The situation is complicated by the fact that Khadr's brother is currently before a Canadian court fighting US attempts to have him extradited to face terrorism charges. Stephen Harper's conservative Government is showing as much disdain for Khadr as former PM John Howard showed towards Australian detainees David Hicks and Mamdouh Habib. Khadr's lawyers hope release of the video may change all that.
Should a person accused of committing terrorism offences when a child be kept in such conditions? Some say that Khadr, whose father allegedly had strong links to al Qaeda and was a fundraiser for the terrorist network, is still dangerous. These people might like to view the video of Khadr's interrogation and watch this boy pleading for Canadian interrogators to help him.
They might also remember that he hardly had a choice in growing up in a household where his father espoused radical views, even encouraging Khadr's brother to become a suicide bomber. One can hardly expect a child to recognise his father's charities were in fact funding extremist groups.
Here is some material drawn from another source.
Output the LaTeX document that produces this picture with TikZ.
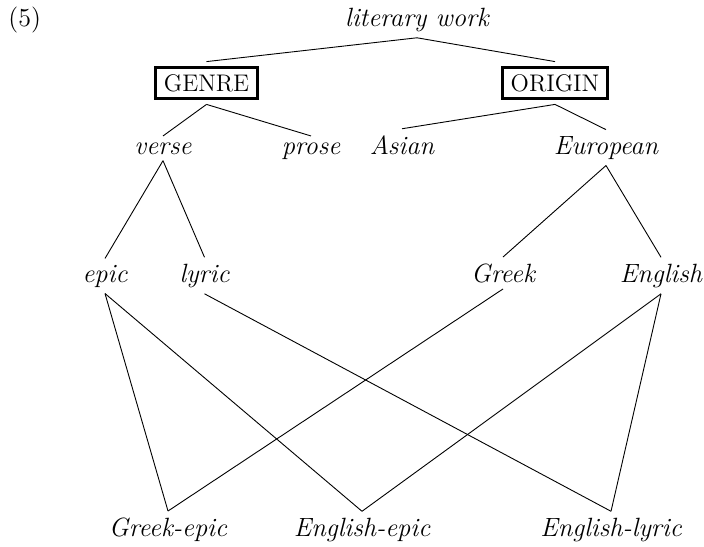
\documentclass[tikz,border=0pt]{standalone}
\usetikzlibrary{positioning}
\newcommand{\lblfont}{\fontsize{13.2}{16}\selectfont\itshape}
\begin{document}
\begin{tikzpicture}[x=0.5pt,y=-0.5pt,
  lbl/.style={font=\lblfont, anchor=base, inner sep=1.2pt, outer sep=2pt},
  dimbox/.style={draw, line width=1.5pt, font=\large, inner xsep=4pt, inner ysep=3.6pt, outer sep=2.75pt},
  edge/.style={line width=0.45pt}]
  \useasboundingbox (0,0) rectangle (704,546);
  \node[anchor=base west, font=\fontsize{13}{16}\selectfont, inner sep=0pt] (num) at (8,26) {(5)};
  \node[lbl] (lw) at (417,26) {literary work};

  \node[dimbox] (genre) at (206.5,83) {GENRE};
  \node[dimbox] (origin) at (555,83) {ORIGIN};

  \node[lbl] (verse) at (163,154) {verse};
  \node[lbl] (prose) at (311,154) {prose};
  \node[lbl] (asian) at (402,154) {Asian};
  \node[lbl] (europ) at (606,154) {European};

  \node[lbl] (epic) at (105,282) {epic};
  \node[lbl] (lyric) at (204.5,282) {lyric};
  \node[lbl] (greek) at (503,282) {Greek};
  \node[lbl] (engl) at (661,282) {English};

  \node[lbl] (grepic) at (168,536) {Greek-epic};
  \node[lbl] (enepic) at (362,536) {English-epic};
  \node[lbl] (enlyr) at (611,536) {English-lyric};

  % upper part
  \draw[edge] (lw.south) -- (genre.north);
  \draw[edge] (lw.south) -- (origin.north);
  \draw[edge] (genre.south) -- (verse.north);
  \draw[edge] (genre.south) -- (prose.north);
  \draw[edge] (origin.south) -- (asian.north);
  \draw[edge] (origin.south) -- (europ.north);
  \draw[edge] (verse.south) -- (epic.north);
  \draw[edge] (verse.south) -- (lyric.north);
  \draw[edge] (europ.south) -- (greek.north);
  \draw[edge] (europ.south) -- (engl.north);

  % crossed classes
  \draw[edge] (epic.south) -- (grepic.north);
  \draw[edge] (greek.south) -- (grepic.north);
  \draw[edge] (epic.south) -- (enepic.north);
  \draw[edge] (engl.south) -- (enepic.north);
  \draw[edge] (lyric.south) -- (enlyr.north);
  \draw[edge] (engl.south) -- (enlyr.north);
\end{tikzpicture}
\end{document}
No adult, let alone a teenager, should have to spend years in a steel mesh cage at Guantanamo Bay undergoing brutish forms of interrogation and detained without charge or trial until years have elapsed. The criminal justice systems of all civilised nations treat child defendants differently to adult ones.
When some Western countries condemn the likes of Robert Mugabe but are happy to commit human rights abuses against their own civilians, they simply confirm what Gandhi suspected all along - that Western civilisation perhaps really is just a good idea.